Square One Law, an entrepreneurial law firm with offices in Newcastle, Leeds and Teesside, work with North East-based business, Lanchester Wines, which has harnessed the legacy of historic North East carbon production and pollution – coal mines – to create a radical but efficient heating solution. Boreholes are drilled into flooded mines and floodwater is pumped out of the mine at around 17°C. Reverse refrigeration technology is used to cool the water and generate heat before returning the water underground. Each 1kWh of electricity used to power the heat pumps generates 6kWh of heat.
Ian Gilthorpe said, “Lanchester Wines is based in County Durham and Tyneside, and bottles around one in ten of the wines drunk in the UK. As such, the company has vast storage facilities of around 1million sq. ft., the equivalent size of twelve football pitches, which present significant heating challenges and six of which are heated with mine water from disused mines. In developing a sustainable, large-space heat source, they have delivered the answer to a significant challenge in achieving net-zero for companies with large storage facilities, which could be replicated in all parts of the country with disused mines, including Yorkshire.”
Adam Black, Group Board Director of Lanchester Group said: “As a business, Lanchester Wines has always been passionate about its long-term sustainability which goes above and beyond both legislation and common practice. The Lanchester Group runs a commercial sustainability strategy which helps us prioritise the biggest impact projects which also make financial sense. Wind turbines, solar panels and air source heat pumps provide us with renewable power and heat, while our sites in Gateshead are fitted with the UK’s second largest open loop ground source heat pump system. Working with organisations including The Coal Authority, Environment Agency and numerous academics, we are the first business in the UK to draw heat from disused coal mines and have capability to draw over 110 litres of water a second.”
Directors, Tony and Veronica Cleary founded Lanchester Group in 1980, and have established it as one of the UK’s leading wine importers and wine wholesalers.
Tony Cleary said, “As a privately owned, family business we are in a largely unique position which enables us to experiment and take risks in order to find new solutions, and we want others to emulate our successes – we believe what is good for the environment is good for us all. However, the process of installing the technology was made more complex because of the regulations of three separate agencies. Ofgem, the Coal Authority and Environment Agency all have different sets of regulations.”

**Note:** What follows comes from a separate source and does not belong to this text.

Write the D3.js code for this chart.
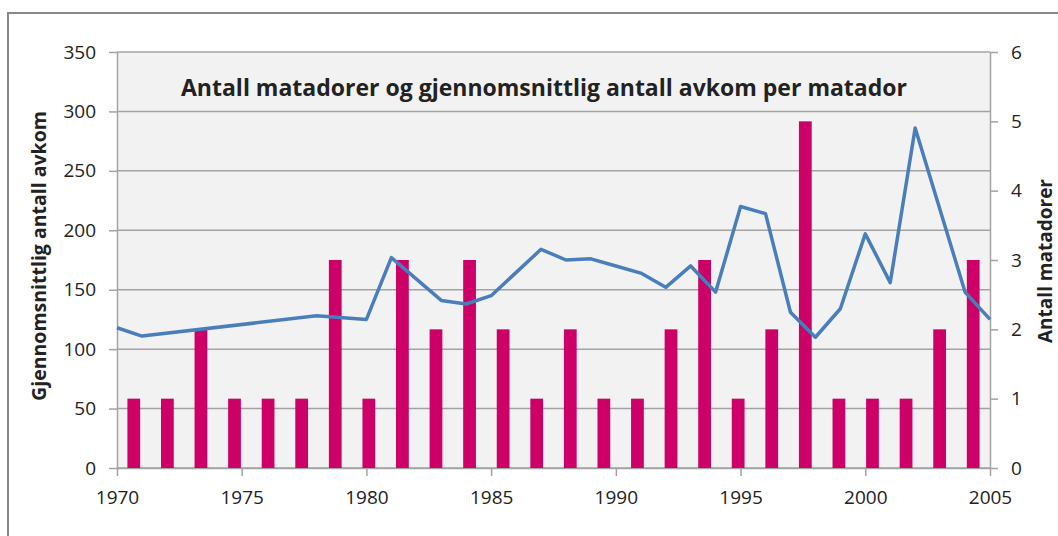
<!DOCTYPE html>
<html>
<head>
<meta charset="utf-8">
<script src="https://cdn.jsdelivr.net/npm/d3@7"></script>
<style>
  body { margin: 0; background: #fff; }
  svg text { font-family: "Open Sans", Lato, sans-serif; fill: #222; }
</style>
</head>
<body>
<svg id="chart" width="1058" height="536"></svg>
<script>
// Antall matadorer (bars, right axis) - one bar per category on a hidden axis
var barCategories = ["1", "2", "3", "4", "5", "6", "7", "8", "9", "10", "11", "12", "13",
                     "14", "15", "16", "17", "18", "19", "20", "21", "22", "23", "24", "25", "26"];
var barValues = [1, 1, 2, 1, 1, 1, 3, 1, 3, 2, 3, 2, 1, 2, 1, 1, 2, 3, 1, 2, 5, 1, 1, 1, 2, 3];

// Gjennomsnittlig antall avkom (line, left axis)
var lineYears = [1970, 1971, 1978, 1980, 1981, 1983, 1984, 1985, 1987, 1988, 1989, 1990, 1991,
                 1992, 1993, 1994, 1995, 1996, 1997, 1998, 1999, 2000, 2001, 2002, 2004, 2005];
var lineValues = [118, 111, 128, 125, 177, 141, 138, 145, 184, 175, 176, 170, 164,
                  152, 170, 148, 220, 214, 131, 110, 134, 197, 156, 286, 148, 125];

var xTicks = [1970, 1975, 1980, 1985, 1990, 1995, 2000, 2005];
var leftTicks = [0, 50, 100, 150, 200, 250, 300, 350];
var rightTicks = [0, 1, 2, 3, 4, 5, 6];

var title = "Antall matadorer og gjennomsnittlig antall avkom per matador";
var leftTitle = "Gjennomsnittlig antall avkom";
var rightTitle = "Antall matadorer";

var svg = d3.select("#chart");
var plotLeft = 117, plotRight = 990, plotTop = 52, plotBottom = 468;
var gridColor = "#a3a3a3";

// outer chart frame (runs off the picture on the right and bottom)
svg.append("rect").attr("x", 8).attr("y", 13).attr("width", 1080).attr("height", 560)
    .attr("fill", "#fff").attr("stroke", "#888").attr("stroke-width", 2);

var x = d3.scaleLinear().domain([1970, 2005]).range([plotLeft, plotRight]);
var y = d3.scaleLinear().domain([0, 350]).range([plotBottom, plotTop]);
var y2 = d3.scaleLinear().domain([0, 6]).range([plotBottom, plotTop]);
var xBand = d3.scaleBand().domain(barCategories).range([plotLeft, plotRight])
    .paddingInner(0.62).paddingOuter(0.31);

// plot background
svg.append("rect").attr("x", plotLeft).attr("y", plotTop)
    .attr("width", plotRight - plotLeft).attr("height", plotBottom - plotTop).attr("fill", "#f2f2f2");

// horizontal gridlines
svg.append("g").selectAll("line").data(leftTicks).enter().append("line")
    .attr("x1", plotLeft).attr("x2", plotRight)
    .attr("y1", function(d) { return y(d); })
    .attr("y2", function(d) { return y(d); })
    .attr("stroke", gridColor).attr("stroke-width", 1.5);

// axes
function styleAxis(g) {
    g.selectAll("path").attr("stroke", gridColor).attr("stroke-width", 1.5);
    g.selectAll("line").attr("stroke", gridColor).attr("stroke-width", 1.5);
    g.selectAll("text").attr("font-size", "19px").attr("fill", "#222");
}

svg.append("g").attr("transform", "translate(" + plotLeft + ",0)")
    .call(d3.axisLeft(y).tickValues(leftTicks).tickSize(8).tickSizeOuter(0).tickPadding(13))
    .call(styleAxis);

svg.append("g").attr("transform", "translate(" + plotRight + ",0)")
    .call(d3.axisRight(y2).tickValues(rightTicks).tickFormat(d3.format("d"))
        .tickSize(8).tickSizeOuter(0).tickPadding(13))
    .call(styleAxis);

svg.append("g").attr("transform", "translate(0," + plotBottom + ")")
    .call(d3.axisBottom(x).tickValues(xTicks).tickFormat(d3.format("d"))
        .tickSize(8).tickSizeOuter(0).tickPadding(15))
    .call(styleAxis);

// bars
svg.append("g").selectAll("rect").data(barValues).enter().append("rect")
    .attr("x", function(d, i) { return xBand(barCategories[i]); })
    .attr("y", function(d) { return y2(d); })
    .attr("width", xBand.bandwidth())
    .attr("height", function(d) { return plotBottom - y2(d); })
    .attr("fill", "#cc0066");

// line
var points = lineYears.map(function(yr, i) { return [yr, lineValues[i]]; });
var line = d3.line()
    .x(function(d) { return x(d[0]); })
    .y(function(d) { return y(d[1]); });
svg.append("path").datum(points).attr("d", line)
    .attr("fill", "none").attr("stroke", "#4a7ebb").attr("stroke-width", 3.5)
    .attr("stroke-linejoin", "round");

// titles
svg.append("text").attr("x", 544).attr("y", 96).attr("text-anchor", "middle")
    .attr("font-size", "23px").attr("font-weight", "bold").text(title);

svg.append("text").attr("transform", "translate(46,256) rotate(-90)")
    .attr("text-anchor", "middle").attr("font-size", "19.5px").attr("font-weight", "bold")
    .text(leftTitle);

svg.append("text").attr("transform", "translate(1052,261) rotate(-90)")
    .attr("text-anchor", "middle").attr("font-size", "19px").attr("font-weight", "bold")
    .text(rightTitle);
</script>
</body>
</html>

Ian Gilthorpe has helped Adam Black explain all these problems in a letter to Minister of State for Business, Energy and Clean Growth, Anne-Marie Trevelyan MP. They have also explained that a clarification and simplification of approach could make the scheme much more widely available by helping companies offset the initial risk of investment.

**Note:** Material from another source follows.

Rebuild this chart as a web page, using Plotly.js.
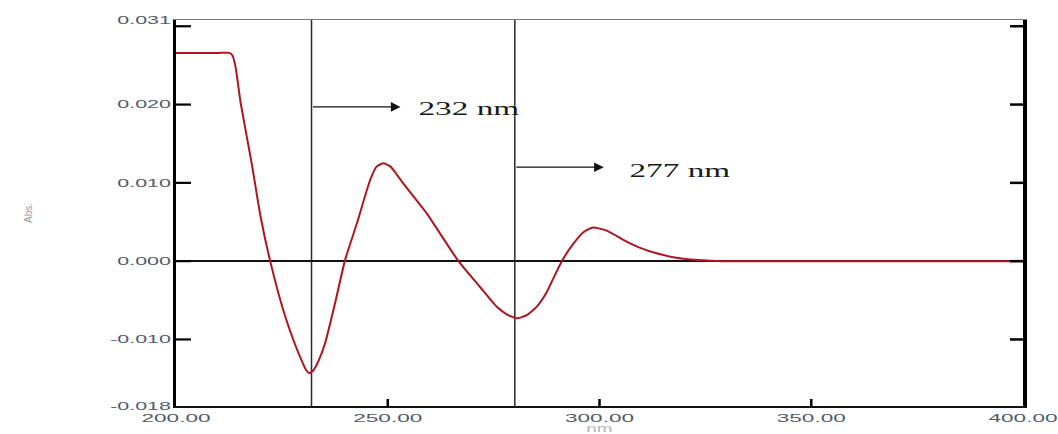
<!DOCTYPE html>
<html>
<head>
<meta charset="utf-8">
<script src="https://cdn.plot.ly/plotly-3.0.1.min.js"></script>
<style>
  html, body { margin: 0; padding: 0; background: #ffffff; }
  #chart { width: 1058px; height: 434px; }
</style>
</head>
<body>
<div id="chart"></div>
<script>
// ---- data ----
const wavelength = [200, 205, 210, 212.6, 213.3, 214.0, 215.3, 217.9, 220.0, 222.2, 225.3, 228.3, 229.6, 230.6, 231.5, 232.5, 233.6, 235.2, 237.5, 239.9, 242.7, 245.8, 247.4, 249.0, 250.6, 251.8, 253.7, 259.2, 266.7, 271.8, 275.7, 278.1, 280.5, 282.8, 285.2, 287.5, 289.1, 291.1, 293.8, 296.2, 298.5, 301.7, 306.4, 309.6, 313.5, 317.4, 321.4, 325.0, 329.2, 340, 360, 380, 400];
const absorbance = [0.0266, 0.0266, 0.0266, 0.0266, 0.0263, 0.0250, 0.0201, 0.0124, 0.0056, 0.0001, -0.0062, -0.0109, -0.0126, -0.0138, -0.0143, -0.0139, -0.0128, -0.0105, -0.0055, 0.0001, 0.0048, 0.0103, 0.0121, 0.0125, 0.0121, 0.0113, 0.0099, 0.0061, 0.0000, -0.0033, -0.0058, -0.0068, -0.0073, -0.0069, -0.0058, -0.0040, -0.0022, 0.0000, 0.0022, 0.0037, 0.0043, 0.0039, 0.0025, 0.0017, 0.0010, 0.0005, 0.0002, 0.0001, 0.0000, 0.0000, 0.0000, 0.0000, 0.0000];

const xTickVals = [200, 250, 300, 350, 400];
const xTickText = ['200.00', '250.00', '300.00', '350.00', '400.00'];
const xMarkTicks = [250, 300, 350];
const yTickVals = [-0.01849, -0.010, 0.000, 0.010, 0.020, 0.03079];
const yTickText = ['-0.018', '-0.010', '0.000', '0.010', '0.020', '0.031'];
const yMarkTicks = [-0.010, 0.000, 0.010, 0.020, 0.030];

const markerWavelengths = [232, 280];          // vertical marker lines
const markerLabels = ['232 nm', '277 nm'];
const arrowLevels = [0.0197, 0.0120];          // Abs level of each arrow
const arrowLength = 21;                        // nm
const labelCenters = [269.2, 319.0];           // nm
const labelLevels = [0.0195, 0.0116];

const xRange = [200, 400];
const yRange = [-0.0185, 0.0308];

// ---- geometry of the frame (pixels) ----
const W = 1058, H = 434, M = { l: 176, r: 35, t: 20, b: 28 };
const plotW = W - M.l - M.r, plotH = H - M.t - M.b;

// ---- build ----
const trace = {
  x: wavelength, y: absorbance, type: 'scatter', mode: 'lines',
  line: { color: '#b0141c', width: 2, shape: 'spline', smoothing: 0.5 },
  hoverinfo: 'skip', showlegend: false
};
const frameTraces = [
  { x: [], y: [], type: 'scatter', mode: 'lines', xaxis: 'x2', yaxis: 'y', hoverinfo: 'skip', showlegend: false },
  { x: [], y: [], type: 'scatter', mode: 'lines', xaxis: 'x', yaxis: 'y2', hoverinfo: 'skip', showlegend: false },
  { x: [], y: [], type: 'scatter', mode: 'lines', xaxis: 'x', yaxis: 'y3', hoverinfo: 'skip', showlegend: false }
];

const shapes = markerWavelengths.map(w => ({
  type: 'line', xref: 'x', yref: 'paper', x0: w, x1: w, y0: 0, y1: 1,
  line: { color: '#2a2a2a', width: 1.5 }, layer: 'below'
}));
// inward tick marks of the frame
yMarkTicks.forEach(v => {
  shapes.push({ type: 'line', xref: 'paper', yref: 'y', x0: 0, x1: 15 / plotW, y0: v, y1: v,
                line: { color: '#000', width: 2.2 } });
  shapes.push({ type: 'line', xref: 'paper', yref: 'y', x0: 1 - 13 / plotW, x1: 1, y0: v, y1: v,
                line: { color: '#000', width: 2.5 } });
});
xMarkTicks.forEach(v => {
  shapes.push({ type: 'line', xref: 'x', yref: 'paper', x0: v, x1: v, y0: 0, y1: 7 / plotH,
                line: { color: '#000', width: 2.5 } });
});

const annotations = [];
markerWavelengths.forEach((w, i) => {
  annotations.push({
    xref: 'x', yref: 'y', axref: 'x', ayref: 'y',
    x: w + arrowLength, y: arrowLevels[i], ax: w, ay: arrowLevels[i],
    text: '', showarrow: true, arrowhead: 2, arrowsize: 1.6, arrowwidth: 1.2,
    arrowcolor: '#111', standoff: 0, startstandoff: 0
  });
  annotations.push({
    xref: 'x', yref: 'y', x: labelCenters[i], y: labelLevels[i],
    text: markerLabels[i], showarrow: false,
    font: { family: 'Liberation Serif, Times New Roman, serif', size: 19, color: '#1a1a1a' },
    xanchor: 'center', yanchor: 'middle'
  });
});

const tickFont = { family: 'Liberation Sans, Arial, sans-serif', size: 11, color: '#4f5b6b' };

const layout = {
  width: W, height: H,
  margin: { l: M.l, r: M.r, t: M.t, b: M.b, pad: 0 },
  paper_bgcolor: '#ffffff', plot_bgcolor: '#ffffff',
  showlegend: false,
  xaxis: {
    range: xRange, tickvals: xTickVals, ticktext: xTickText, ticks: '',
    showline: true, linecolor: '#111', linewidth: 2,
    showgrid: false, zeroline: false, tickfont: tickFont, ticklabelstandoff: 1,
    title: { text: 'nm', font: { family: 'Liberation Sans, Arial, sans-serif', size: 10, color: '#b5b5b5' }, standoff: 10 }
  },
  xaxis2: {
    overlaying: 'x', side: 'top', anchor: 'y', range: xRange,
    showline: true, linecolor: '#7a7a7a', linewidth: 1.2,
    showticklabels: false, ticks: '', showgrid: false, zeroline: false
  },
  yaxis: {
    range: yRange, tickvals: yMarkTicks, ticks: '',
    showticklabels: false, showline: true, linecolor: '#000', linewidth: 3,
    showgrid: false, zeroline: true, zerolinecolor: '#111', zerolinewidth: 1.5
  },
  yaxis2: {
    overlaying: 'y', side: 'left', anchor: 'x', range: yRange,
    tickvals: yTickVals, ticktext: yTickText, ticks: '',
    showticklabels: true, tickfont: tickFont, ticklabelstandoff: 4,
    showline: false, showgrid: false, zeroline: false,
    title: { text: 'Abs.', font: { family: 'Liberation Sans, Arial, sans-serif', size: 10, color: '#9a9a9a' }, standoff: 105 }
  },
  yaxis3: {
    overlaying: 'y', side: 'right', anchor: 'x', range: yRange, ticks: '',
    showticklabels: false, showline: true, linecolor: '#000', linewidth: 3.5,
    showgrid: false, zeroline: false
  },
  shapes: shapes,
  annotations: annotations
};

function stretch(selector, factor) {
  document.querySelectorAll(selector).forEach(t => {
    const w = t.getComputedTextLength();
    if (w > 0) {
      t.setAttribute('textLength', (w * factor).toFixed(1));
      t.setAttribute('lengthAdjust', 'spacingAndGlyphs');
    }
  });
}

Plotly.newPlot('chart', frameTraces.concat([trace]), layout, { staticPlot: true, displayModeBar: false }).then(() => {
  stretch('.y2tick text', 1.95);
  stretch('.xtick text', 2.05);
  stretch('.annotation-text', 1.75);
  stretch('.g-xtitle text', 1.9);
});
</script>
</body>
</html>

Ian Gilthorpe said: “The innovation of the team at Lanchester Wines in developing this renewable heat sourcing is amazing. They have truly engineered a mechanism by which the legacy of coal mining can be transformed, taking it from the cause of so much pollution to part of the solution in working towards a net-zero future.
“At Square One Law we are passionate in our support for ingenuity and enterprise, working closely with entrepreneurs providing advice and sharing our networks that will help them realise their ambitions and innovations. This low carbon solution could be replicated in Yorkshire and we’d be keen to work with any forward-thinking organisation that could apply this innovation to reduce their carbon footprint.”